Madness! The massive stones on government! What a horrible example of government overreach! The outrage grew and grew, as additional news outlets piled on, noting this was
a massive attack on the First Amendment. It also
was a frontal assault on freedom that warrants the immediate demolition of the FCC entirely.
Knowing the FCC like I do after a decade of covering them, I thought that it seemed a little out of character for a timid, marginally-competent agency terrified of disrupting the status quo to suddenly take LSD and begin such a ham-fisted attack on common sense. As such, I did something crazy -- I
read the actual study proposal. Apparently, this
absolutely insane frontal assault on everything we hold dear in the god-damned universe was little more than a survey trying to ferret out how to best help disadvantaged, poor citizens (especially those for whom English may not be a first language) get the information they need. FCC Mignon Clyburn, who previously owned an African-American newspaper in South Carolina, has long held minority media ownership as a core policy focus.
It's a fairly routine and entirely voluntary field survey designed to gather data. Nothing more. There's not really any actual policy even attached to it. There was certainly nothing included that could drive any sane or reasonable individual to the conclusion that newsrooms would soon be under the iron fist of a new FCC-crafted information-control and propaganda gestapo. Many of the complaints against the "Critical Information Needs' (CIN) survey seemed focused specifically on how
volatile and provocative the questions asked were, though I can't find any questions (
page 25, pdf) that are even remotely controversial (perhaps I missed them or I'm not squinting my eyes or tilting me head
just right).
You could try to argue the $900,000 survey was a waste of money, but then you'd have to admit the
looming hearings about the survey as probably just as wasteful. You could also try to argue that such inquiries push beyond the FCC's technology-driven mandate (although you'd face counter argument that media ownership analysis is part of their job under the Communications Act). What you wouldn't be able to do with the slightest bit of factual support is suggest this was an FCC attempt to stifle free speech and newsroom freedom.
But people did, and the hysteria forced the FCC to issue a
statement (pdf) saying that the survey was on hold until they could tone down the not-actually-inflammatory-at-all questions. The FCC noted that the survey was part of their Congressional requirement under section 257 of the Communications Act to study barriers to entry for small business owners and entrepreneurs (with an obvious focus on minority business owners). To try and placate the rioting, reading-challenged hordes, the FCC notes that any revamped study won't ask media owners or reporters what they think:
"To be clear, media owners and journalists will no longer be asked to participate in the Columbia, S.C. pilot study. The pilot will not be undertaken until a new study design is final. Any subsequent market studies conducted by the FCC, if determined necessary, will not seek participation from or include questions for media owners, news directors or reporters. Any suggestion that the FCC intends to regulate the speech of news media or plans to put monitors in America's newsrooms is false."

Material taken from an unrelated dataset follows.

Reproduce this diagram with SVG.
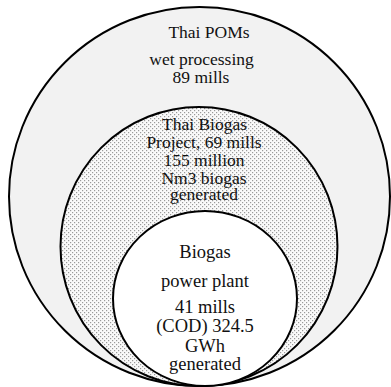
<svg xmlns="http://www.w3.org/2000/svg" width="391" height="387" viewBox="0 0 391 387">
<style>
.ring{stroke:#000;stroke-width:2}
text{font-family:"Liberation Serif","Times New Roman",serif;fill:#111;text-anchor:middle}
.t1{font-size:17.5px}
.t3{font-size:18.5px}
</style>
<defs>
<pattern id="dots" width="4" height="4" patternUnits="userSpaceOnUse">
<rect width="4" height="4" fill="#fafafa"/>
<rect x="0" y="0" width="1.2" height="1.2" fill="#9a9a9a"/>
<rect x="2" y="2" width="1.2" height="1.2" fill="#9a9a9a"/>
</pattern>
</defs>
<rect width="391" height="387" fill="#fff"/>
<g id="outer">
<ellipse class="ring" cx="199.5" cy="196.5" rx="190.5" ry="189.5" fill="#f2f2f2"/>
<text class="t1" x="209" y="38">Thai POMs</text>
<text class="t1" x="201.5" y="65">wet processing</text>
<text class="t1" x="201" y="83">89 mills</text>
</g>
<g id="middle">
<ellipse class="ring" cx="199" cy="246.5" rx="138.5" ry="139.5" fill="url(#dots)"/>
<text class="t1" x="204.5" y="130">Thai Biogas</text>
<text class="t1" x="204" y="148">Project, 69 mills</text>
<text class="t1" x="204" y="166">155 million</text>
<text class="t1" x="204" y="184">Nm3 biogas</text>
<text class="t1" x="204" y="200">generated</text>
</g>
<g id="inner">
<ellipse class="ring" cx="205" cy="298.5" rx="92" ry="87.5" fill="#fff"/>
<text class="t3" x="205" y="258">Biogas</text>
<text class="t3" x="205" y="287">power plant</text>
<text class="t3" x="205" y="313">41 mills</text>
<text class="t3" x="205" y="332">(COD) 324.5</text>
<text class="t3" x="205" y="352">GWh</text>
<text class="t3" x="205" y="370">generated</text>
</g>
<g id="connectors"></g>
</svg>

So in the end, the big "victory" is that a study trying to analyze minority media needs gets gutted and will be less useful. Hooray! Good job, team! Make no mistake, the furor really wasn't about the study itself, it was part of a long-standing concerted effort to gut any dwindling regulatory oversight the FCC has over the broadcast or broadband industries by demonizing the agency. The Fairness Doctrine is pretty routinely trotted out as a bogeyman on that front; former FCC Commissioner Robert McDowell tried to argue that supporting net neutrality would also
bring the long-ago dismantled policy back from the dead. That's not to say that there haven't been
small attempts to bring the Fairness Doctrine back, but those efforts never go anywhere because almost everyone realizes it's a stupid idea. It's more useful as a political scarecrow than anything.
Those still worried shouldn't be; the FCC is so terribly afraid of upsetting industry and the status quo that they can't even admit fundamental realities (like the broadband industry isn't competitive and prices are high). They
lack the intestinal fortitude to implement significant good policy of any meaningful measure, much less bad ideas of such head-rattling, impossible scale. If we can all agree that government dictating what newsrooms can cover is idiotic, perhaps we can all also agree that those same newsrooms should be hiring people who can actually read?